## Exercise
Begin with the first line of the material and copy each line word for word through the line that contains "const W = 1016, H = 720;"; the pictures are left out.
━━ Data lines ━━
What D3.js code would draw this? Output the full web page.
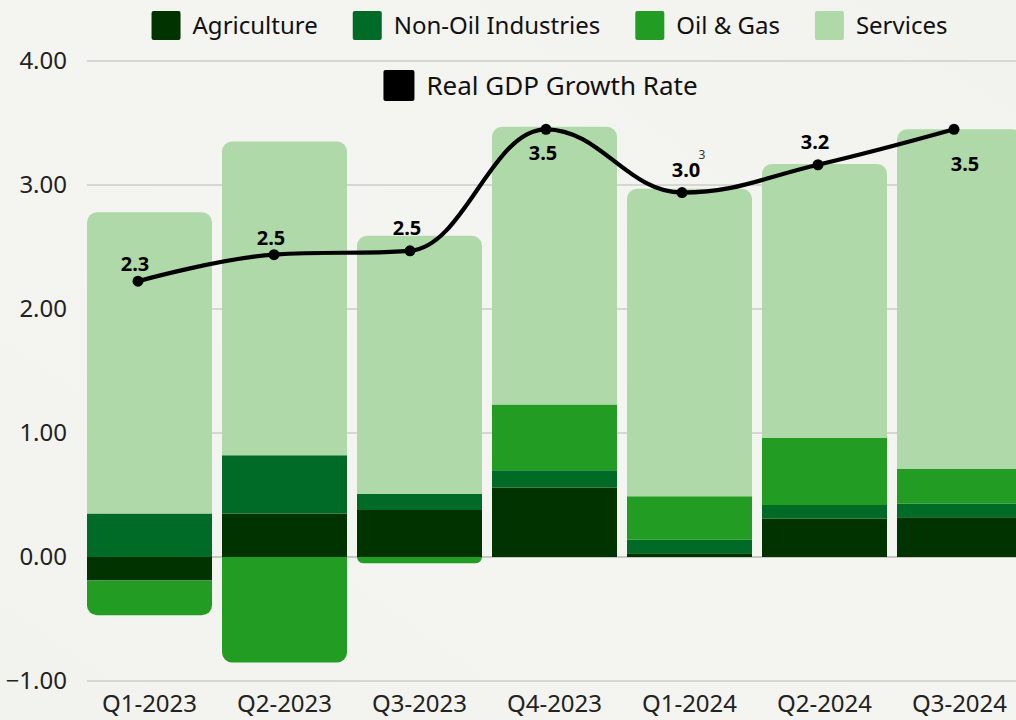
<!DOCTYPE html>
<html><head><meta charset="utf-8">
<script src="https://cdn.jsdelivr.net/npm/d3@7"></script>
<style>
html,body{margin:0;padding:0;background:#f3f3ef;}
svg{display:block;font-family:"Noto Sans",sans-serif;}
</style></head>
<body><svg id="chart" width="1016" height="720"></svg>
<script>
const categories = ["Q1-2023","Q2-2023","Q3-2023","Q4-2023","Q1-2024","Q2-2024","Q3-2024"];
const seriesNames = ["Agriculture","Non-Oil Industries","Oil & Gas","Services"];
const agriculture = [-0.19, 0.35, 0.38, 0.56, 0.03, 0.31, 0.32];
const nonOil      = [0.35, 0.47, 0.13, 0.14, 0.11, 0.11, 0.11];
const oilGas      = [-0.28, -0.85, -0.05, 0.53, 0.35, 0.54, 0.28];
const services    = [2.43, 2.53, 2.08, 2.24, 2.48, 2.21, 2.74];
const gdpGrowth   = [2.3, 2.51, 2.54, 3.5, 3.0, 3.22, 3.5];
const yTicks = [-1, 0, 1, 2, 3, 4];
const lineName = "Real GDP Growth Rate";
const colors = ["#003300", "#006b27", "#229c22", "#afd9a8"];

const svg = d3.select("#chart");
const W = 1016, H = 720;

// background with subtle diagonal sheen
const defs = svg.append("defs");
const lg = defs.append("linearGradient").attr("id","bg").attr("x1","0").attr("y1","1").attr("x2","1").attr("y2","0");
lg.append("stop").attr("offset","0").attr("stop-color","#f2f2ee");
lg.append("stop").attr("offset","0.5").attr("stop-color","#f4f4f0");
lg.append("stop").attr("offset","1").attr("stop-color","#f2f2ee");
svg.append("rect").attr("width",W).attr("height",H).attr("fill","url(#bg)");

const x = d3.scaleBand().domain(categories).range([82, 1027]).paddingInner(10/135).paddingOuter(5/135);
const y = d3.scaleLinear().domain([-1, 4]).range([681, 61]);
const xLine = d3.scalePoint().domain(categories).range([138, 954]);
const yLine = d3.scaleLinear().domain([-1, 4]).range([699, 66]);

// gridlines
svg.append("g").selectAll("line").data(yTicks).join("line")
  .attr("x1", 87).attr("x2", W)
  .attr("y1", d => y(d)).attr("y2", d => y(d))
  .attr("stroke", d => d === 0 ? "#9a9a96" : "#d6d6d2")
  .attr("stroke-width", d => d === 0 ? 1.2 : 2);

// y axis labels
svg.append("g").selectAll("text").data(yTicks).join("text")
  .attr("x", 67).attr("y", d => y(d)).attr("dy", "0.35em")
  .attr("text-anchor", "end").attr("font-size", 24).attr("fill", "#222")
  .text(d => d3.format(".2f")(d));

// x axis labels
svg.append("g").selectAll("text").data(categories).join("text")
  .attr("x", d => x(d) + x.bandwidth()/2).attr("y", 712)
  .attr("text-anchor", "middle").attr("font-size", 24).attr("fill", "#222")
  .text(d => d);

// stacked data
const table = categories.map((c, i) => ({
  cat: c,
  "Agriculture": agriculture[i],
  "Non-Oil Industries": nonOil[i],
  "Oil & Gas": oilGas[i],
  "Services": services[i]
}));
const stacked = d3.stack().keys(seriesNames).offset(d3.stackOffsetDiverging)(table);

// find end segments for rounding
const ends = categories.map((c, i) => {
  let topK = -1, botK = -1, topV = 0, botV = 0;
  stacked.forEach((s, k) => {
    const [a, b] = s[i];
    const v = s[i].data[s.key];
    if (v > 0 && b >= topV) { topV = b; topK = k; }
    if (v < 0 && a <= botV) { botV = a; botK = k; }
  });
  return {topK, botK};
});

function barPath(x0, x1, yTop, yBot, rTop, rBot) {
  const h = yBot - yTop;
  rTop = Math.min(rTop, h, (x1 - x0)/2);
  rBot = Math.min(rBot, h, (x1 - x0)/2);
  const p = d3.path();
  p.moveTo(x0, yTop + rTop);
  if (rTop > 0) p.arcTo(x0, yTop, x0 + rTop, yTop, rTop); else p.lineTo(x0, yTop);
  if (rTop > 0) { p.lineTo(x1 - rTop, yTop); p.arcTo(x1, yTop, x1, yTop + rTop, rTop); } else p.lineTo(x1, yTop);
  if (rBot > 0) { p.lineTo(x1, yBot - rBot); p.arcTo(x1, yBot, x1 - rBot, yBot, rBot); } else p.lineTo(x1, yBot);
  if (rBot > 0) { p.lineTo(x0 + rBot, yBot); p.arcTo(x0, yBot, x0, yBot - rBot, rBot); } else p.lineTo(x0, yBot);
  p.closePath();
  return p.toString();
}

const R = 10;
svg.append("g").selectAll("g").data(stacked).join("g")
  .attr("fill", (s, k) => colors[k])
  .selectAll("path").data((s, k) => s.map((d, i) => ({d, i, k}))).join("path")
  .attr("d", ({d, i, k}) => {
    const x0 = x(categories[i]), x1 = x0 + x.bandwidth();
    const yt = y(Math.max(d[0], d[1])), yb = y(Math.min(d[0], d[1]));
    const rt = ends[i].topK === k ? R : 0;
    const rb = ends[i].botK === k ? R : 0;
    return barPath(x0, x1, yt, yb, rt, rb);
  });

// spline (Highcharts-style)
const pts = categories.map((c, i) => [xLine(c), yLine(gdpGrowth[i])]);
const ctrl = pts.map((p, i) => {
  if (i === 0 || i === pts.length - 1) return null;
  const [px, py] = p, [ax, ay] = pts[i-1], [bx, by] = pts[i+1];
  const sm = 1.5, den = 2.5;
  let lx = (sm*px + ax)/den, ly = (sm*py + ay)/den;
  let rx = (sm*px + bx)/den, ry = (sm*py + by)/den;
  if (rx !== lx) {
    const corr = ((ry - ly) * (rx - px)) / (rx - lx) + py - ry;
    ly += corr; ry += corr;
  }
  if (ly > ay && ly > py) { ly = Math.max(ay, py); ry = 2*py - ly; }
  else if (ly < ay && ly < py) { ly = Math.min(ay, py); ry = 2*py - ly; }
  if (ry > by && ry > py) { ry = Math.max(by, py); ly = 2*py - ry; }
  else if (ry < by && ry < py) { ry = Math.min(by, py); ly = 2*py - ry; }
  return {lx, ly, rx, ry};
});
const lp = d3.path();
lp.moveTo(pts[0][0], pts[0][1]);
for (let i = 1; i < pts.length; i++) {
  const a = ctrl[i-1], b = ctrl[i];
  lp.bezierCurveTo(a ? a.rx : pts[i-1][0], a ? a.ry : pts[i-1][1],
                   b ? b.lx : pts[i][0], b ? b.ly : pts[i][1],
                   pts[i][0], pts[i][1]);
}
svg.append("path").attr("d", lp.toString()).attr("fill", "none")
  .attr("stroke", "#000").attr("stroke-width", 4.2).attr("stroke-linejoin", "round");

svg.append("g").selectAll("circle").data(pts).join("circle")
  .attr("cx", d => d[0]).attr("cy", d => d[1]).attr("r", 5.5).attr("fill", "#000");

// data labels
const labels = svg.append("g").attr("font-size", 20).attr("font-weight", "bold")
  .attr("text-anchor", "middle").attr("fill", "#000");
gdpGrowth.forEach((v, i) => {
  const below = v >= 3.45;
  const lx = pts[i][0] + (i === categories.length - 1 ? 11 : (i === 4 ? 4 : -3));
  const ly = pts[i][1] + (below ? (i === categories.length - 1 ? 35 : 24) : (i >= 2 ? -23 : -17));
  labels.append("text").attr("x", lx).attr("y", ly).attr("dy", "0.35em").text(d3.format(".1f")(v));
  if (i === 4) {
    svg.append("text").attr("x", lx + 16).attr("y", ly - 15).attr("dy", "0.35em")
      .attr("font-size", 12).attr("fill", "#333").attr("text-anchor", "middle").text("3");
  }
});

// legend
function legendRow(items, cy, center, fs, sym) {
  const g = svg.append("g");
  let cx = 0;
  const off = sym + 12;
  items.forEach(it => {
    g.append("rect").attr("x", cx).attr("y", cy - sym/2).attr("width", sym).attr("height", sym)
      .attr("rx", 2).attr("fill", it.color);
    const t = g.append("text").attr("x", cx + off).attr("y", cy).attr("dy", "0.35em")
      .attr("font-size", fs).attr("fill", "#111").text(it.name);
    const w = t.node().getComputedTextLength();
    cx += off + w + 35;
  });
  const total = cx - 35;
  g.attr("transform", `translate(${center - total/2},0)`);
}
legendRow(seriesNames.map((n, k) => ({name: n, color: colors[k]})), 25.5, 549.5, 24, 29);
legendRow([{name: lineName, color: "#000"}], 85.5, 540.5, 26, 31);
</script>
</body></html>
━━━
## Answer below
What D3.js code would draw this? Output the full web page.
<!DOCTYPE html>
<html><head><meta charset="utf-8">
<script src="https://cdn.jsdelivr.net/npm/d3@7"></script>
<style>
html,body{margin:0;padding:0;background:#f3f3ef;}
svg{display:block;font-family:"Noto Sans",sans-serif;}
</style></head>
<body><svg id="chart" width="1016" height="720"></svg>
<script>
const categories = ["Q1-2023","Q2-2023","Q3-2023","Q4-2023","Q1-2024","Q2-2024","Q3-2024"];
const seriesNames = ["Agriculture","Non-Oil Industries","Oil & Gas","Services"];
const agriculture = [-0.19, 0.35, 0.38, 0.56, 0.03, 0.31, 0.32];
const nonOil      = [0.35, 0.47, 0.13, 0.14, 0.11, 0.11, 0.11];
const oilGas      = [-0.28, -0.85, -0.05, 0.53, 0.35, 0.54, 0.28];
const services    = [2.43, 2.53, 2.08, 2.24, 2.48, 2.21, 2.74];
const gdpGrowth   = [2.3, 2.51, 2.54, 3.5, 3.0, 3.22, 3.5];
const yTicks = [-1, 0, 1, 2, 3, 4];
const lineName = "Real GDP Growth Rate";
const colors = ["#003300", "#006b27", "#229c22", "#afd9a8"];

const svg = d3.select("#chart");
const W = 1016, H = 720;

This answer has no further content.